Lale risponde al suo sguardo. «Sono un sopravvissuto.»
«La tua forza può essere una debolezza, date le circostanze in cui ci troviamo. Con il tuo fascino e il tuo sorriso smagliante ti caccerai nei guai.»
«Sono un sopravvissuto.»
«Be’, allora, forse posso aiutarti a sopravvivere qui dentro.»
...
«Vorresti lavorare con me?» Pepan fa uscire Lale dalla sua tetraggine. «O sei felice di fare qualunque cosa ti fanno fare adesso?»
«Faccio quello che posso, per sopravvivere.»
«Allora accetta la mia offerta.»
«Vuoi che tatui le persone?»
«Sì, qualcuno deve pur farlo.»
«Non credo che ci riuscirei. Ferire altra gente, sfigurarla... Fa male, lo sai.»
Pepan solleva la manica e mostra il suo numero. «Fa un male cane. Se non accetti il lavoro tu, se ne occuperà qualcuno con meno cuore di te, e farà ancora più male a questa gente.»
Un uomo tormentato, che per il resto della sua vita sarà roso dall'angoscia, che non riuscirà mai a cancellare l'orrore creato da ciò che ha visto e da ciò che ha fatto.

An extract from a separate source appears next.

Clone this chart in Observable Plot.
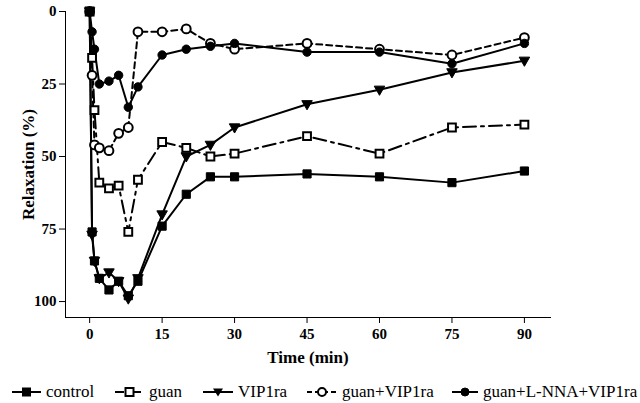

Ma in una situazione del genere, chi non avrebbe approfittato di uno spiraglio di vita? Chi non avrebbe strappato un giorno in più? Me lo sono chiesta spesso, e ancora non sono riuscita a darmi una risposta.
Posso però dirvi che alla fine ho pianto. Quando Lale riesce a farcela, quando ritrova Gita, quando viene accusato di collaborazionismo e condannato ad un paio di anni di carcere.
Una vita che anche dopo la fine della guerrà continuerà ad essere piena di difficoltà, proprio per quel senso di rivalsa e la voglia di aiutatre il suo popolo e che lo costrigerà a cabiare il proprio cognome in Sokolov. 
Anche Gita, con il suo posato realismo, potrebbe risultare pessimista, ma la realtà è che ha troppa paura di sperare nel futuro, in una vita normale con quel ragazzo che la sta corteggiado, paura di sperare che quell'orrore finirà e loro saranno finalmente liberi. 
Le ultime pagine poi, sono un definitivo colpo al cuore, quelle in cui la Morris racconta dell'incontro con Lale, del lungo e accidentato percorso per guardagnarsi la sua fiducia, e di come quell'uomo spezzato abbia avuto infine la necessità di riconcilirsi con se stesso, raccontando al mondo la sua storia. Una storia vera di sopravvivenza, di amore e destino, da leggere per non dimenticare.